At the Hollywood Theatre, the Organ Grinders silent film series takes you to Africa with Lon Chaney and Lionel Barrymore as your guides.
The Subterranean Howl storms the stage preaching with frequencies not meant for the instruments from which they emanate. The sermon: Tod Browning’s WEST OF ZANZIBAR, a 1928 tale of magic and revenge. The Subterranean Howl, taking their name from Kerouac’s “The Subterraneans” and Ginsberg’s “Howl”, indulges the listeners’ ears with dynamics ranging from the howl of a deranged street preacher to the murmur of a subterranean river.
If there’s one thing The Subterranean Howl has mastered, it’s dynamics. As one writer eloquently puts it, “Like the beat writers from which their name borrows, The Subterranean Howl leave style as an afterthought and spontaneously create music that is both catchy and surprisingly fresh.” It is precisely this amalgamation of sweet and tender melodies and dance inspiring grooves juxtaposed with earth-threatening sonic explosions that give the band their unique, a-pop-alyptic sound.
In a special one-time performance, the Hollywood Theatre is transformed back to its vaudeville days of bowler hat bedecked musicians and big screen spectacles.
ORGAN GRINDERS – From under the screen, the sounds of modern groups are paired with movies from a different era, updating the genre of Silent Film accompaniment to the sounds around us today. Organ Grinders revisits the original vision of the Hollywood Theatre, built in 1926 with an orchestra pit and a hydraulically ascending theatre organ.

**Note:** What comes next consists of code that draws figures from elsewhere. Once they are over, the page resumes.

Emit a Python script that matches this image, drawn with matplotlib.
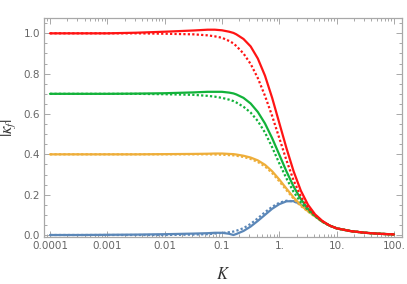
import numpy as np
import matplotlib
matplotlib.use("Agg")
import matplotlib.pyplot as plt
from matplotlib.ticker import FixedLocator, NullFormatter

plt.rcParams["mathtext.fontset"] = "stix"

# log10(K) sample positions
logK = [-4, -3.5, -3, -2.5, -2, -1.5, -1.25, -1.125, -1, -0.875, -0.8, -0.75, -0.625,
        -0.5, -0.375, -0.25, -0.125, 0, 0.125, 0.25, 0.375, 0.5, 0.625, 0.75,
        0.875, 1, 1.25, 1.5, 1.75, 2]

red_solid = [1.0, 1.0, 1.0, 1.003, 1.008, 1.014, 1.018, 1.018, 1.015, 1.008, 1.002, 0.995, 0.972,
             0.935, 0.875, 0.79, 0.68, 0.555, 0.43, 0.315, 0.22, 0.15, 0.102, 0.07,
             0.047, 0.033, 0.019, 0.011, 0.006, 0.003]
red_dot = [1.0, 1.0, 1.0, 1.0, 0.998, 0.995, 0.99, 0.985, 0.978, 0.962, 0.95, 0.937, 0.9,
           0.848, 0.778, 0.69, 0.59, 0.48, 0.37, 0.27, 0.192, 0.135, 0.097, 0.068,
           0.047, 0.033, 0.019, 0.011, 0.006, 0.003]
green_solid = [0.70, 0.70, 0.70, 0.701, 0.703, 0.707, 0.71, 0.71, 0.71, 0.706, 0.702, 0.697, 0.68,
               0.652, 0.61, 0.553, 0.48, 0.398, 0.315, 0.24, 0.178, 0.13, 0.095, 0.067,
               0.047, 0.033, 0.019, 0.011, 0.006, 0.003]
green_dot = [0.70, 0.70, 0.70, 0.70, 0.698, 0.695, 0.69, 0.686, 0.68, 0.671, 0.664, 0.657, 0.636,
             0.607, 0.565, 0.508, 0.435, 0.355, 0.28, 0.213, 0.162, 0.123, 0.093, 0.066,
             0.047, 0.033, 0.019, 0.011, 0.006, 0.003]
orange_solid = [0.40, 0.40, 0.40, 0.40, 0.401, 0.402, 0.403, 0.404, 0.404, 0.402, 0.401, 0.399, 0.393,
                0.384, 0.37, 0.348, 0.316, 0.275, 0.23, 0.186, 0.148, 0.118, 0.092, 0.066,
                0.047, 0.033, 0.019, 0.011, 0.006, 0.003]
orange_dot = [0.40, 0.40, 0.40, 0.40, 0.40, 0.40, 0.40, 0.399, 0.398, 0.396, 0.395, 0.393, 0.387,
              0.377, 0.362, 0.34, 0.307, 0.266, 0.222, 0.18, 0.144, 0.116, 0.091, 0.066,
              0.047, 0.033, 0.019, 0.011, 0.006, 0.003]
blue_solid = [0.0, 0.0, 0.001, 0.002, 0.004, 0.007, 0.009, 0.011, 0.011, 0.006, 0.0, 0.005, 0.02,
              0.042, 0.07, 0.1, 0.13, 0.153, 0.167, 0.168, 0.152, 0.122, 0.094, 0.067,
              0.047, 0.033, 0.019, 0.011, 0.006, 0.003]
blue_dot = [0.0, 0.0, 0.0, 0.0, 0.0, 0.002, 0.004, 0.007, 0.01, 0.014, 0.017, 0.021, 0.034,
            0.055, 0.083, 0.113, 0.14, 0.16, 0.17, 0.167, 0.15, 0.121, 0.094, 0.067,
            0.047, 0.033, 0.019, 0.011, 0.006, 0.003]

xticks = [1e-4, 1e-3, 1e-2, 1e-1, 1, 10, 100]
xtick_labels = ["0.0001", "0.001", "0.01", "0.1", "1.", "10.", "100."]
yticks = [0.0, 0.2, 0.4, 0.6, 0.8, 1.0]
ytick_labels = ["0.0", "0.2", "0.4", "0.6", "0.8", "1.0"]

K = 10.0 ** np.array(logK)

fig = plt.figure(figsize=(4.07, 2.84), dpi=100)
ax = fig.add_axes([44/407, 1-237/284, (402-44)/407, (237-18)/284])

RED = "#ff1414"
GREEN = "#12b23a"
ORANGE = "#eeae3a"
BLUE = "#5b87b8"
lw = 1.6
dot = (0, (1.0, 1.0))

series = [(blue_solid, blue_dot, BLUE), (orange_solid, orange_dot, ORANGE),
          (green_solid, green_dot, GREEN), (red_solid, red_dot, RED)]
for s, d, c in series:
    ax.plot(K, d, color=c, lw=lw, linestyle=dot)
    ax.plot(K, s, color=c, lw=lw, solid_capstyle="round", solid_joinstyle="round")

ax.set_xscale("log")
ax.set_xlim(10**-4.105, 10**2.14)
ax.set_ylim(-0.0099, 1.076)

frame_c = "#a8a8a8"
for sp in ax.spines.values():
    sp.set_color(frame_c)
    sp.set_linewidth(0.9)

ax.xaxis.set_major_locator(FixedLocator(xticks))
ax.set_xticklabels(xtick_labels)
minors = [m * 10.0**e for e in range(-5, 3) for m in range(2, 10)]
ax.xaxis.set_minor_locator(FixedLocator(minors))
ax.xaxis.set_minor_formatter(NullFormatter())
ax.set_yticks(yticks)
ax.set_yticklabels(ytick_labels)
ax.yaxis.set_minor_locator(FixedLocator(list(np.arange(0.0, 1.08, 0.05))))

ax.tick_params(which="both", direction="in", top=True, right=True, color=frame_c,
               labelcolor="#666666", labelsize=7.5, width=0.7)
ax.tick_params(which="major", length=4.5, pad=3)
ax.tick_params(which="minor", length=2.5)

ax.set_xlabel(r"$K$", fontsize=12, color="#333333")
ax.set_ylabel(r"$|\kappa_f|$", fontsize=12, color="#333333")
ax.xaxis.set_label_coords(0.5, -0.13)
ax.yaxis.set_label_coords(-0.072, 0.5)

fig.savefig("out.png", dpi=100)
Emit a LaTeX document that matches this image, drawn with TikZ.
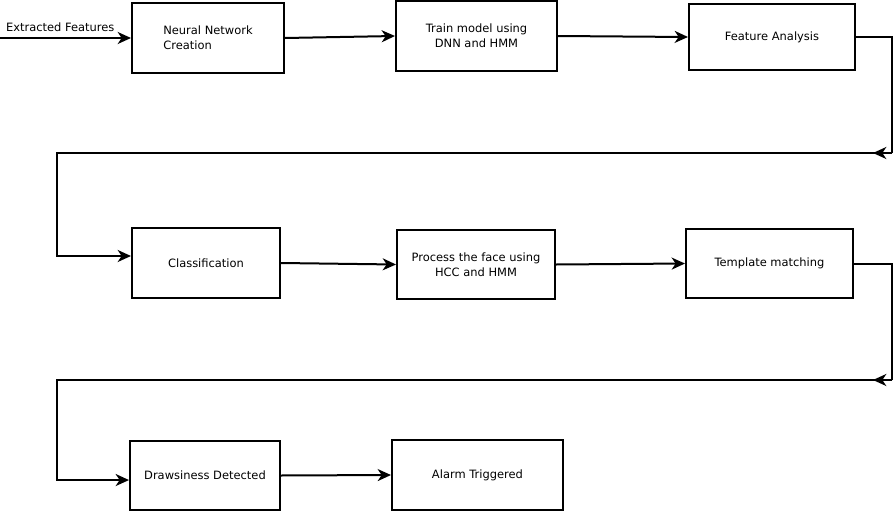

WEST OF ZANZIBAR – Flint, a Limehouse magician, loses the use of his legs as the result of a fight with Crane, an ivory trader who has taken an interest in Flint’s wife. Several months later, Mrs. Flint dies, leaving behind a daughter, Maizie, whom the magician believes to be Crane’s child rather than his own. Flint takes the child and goes to Africa.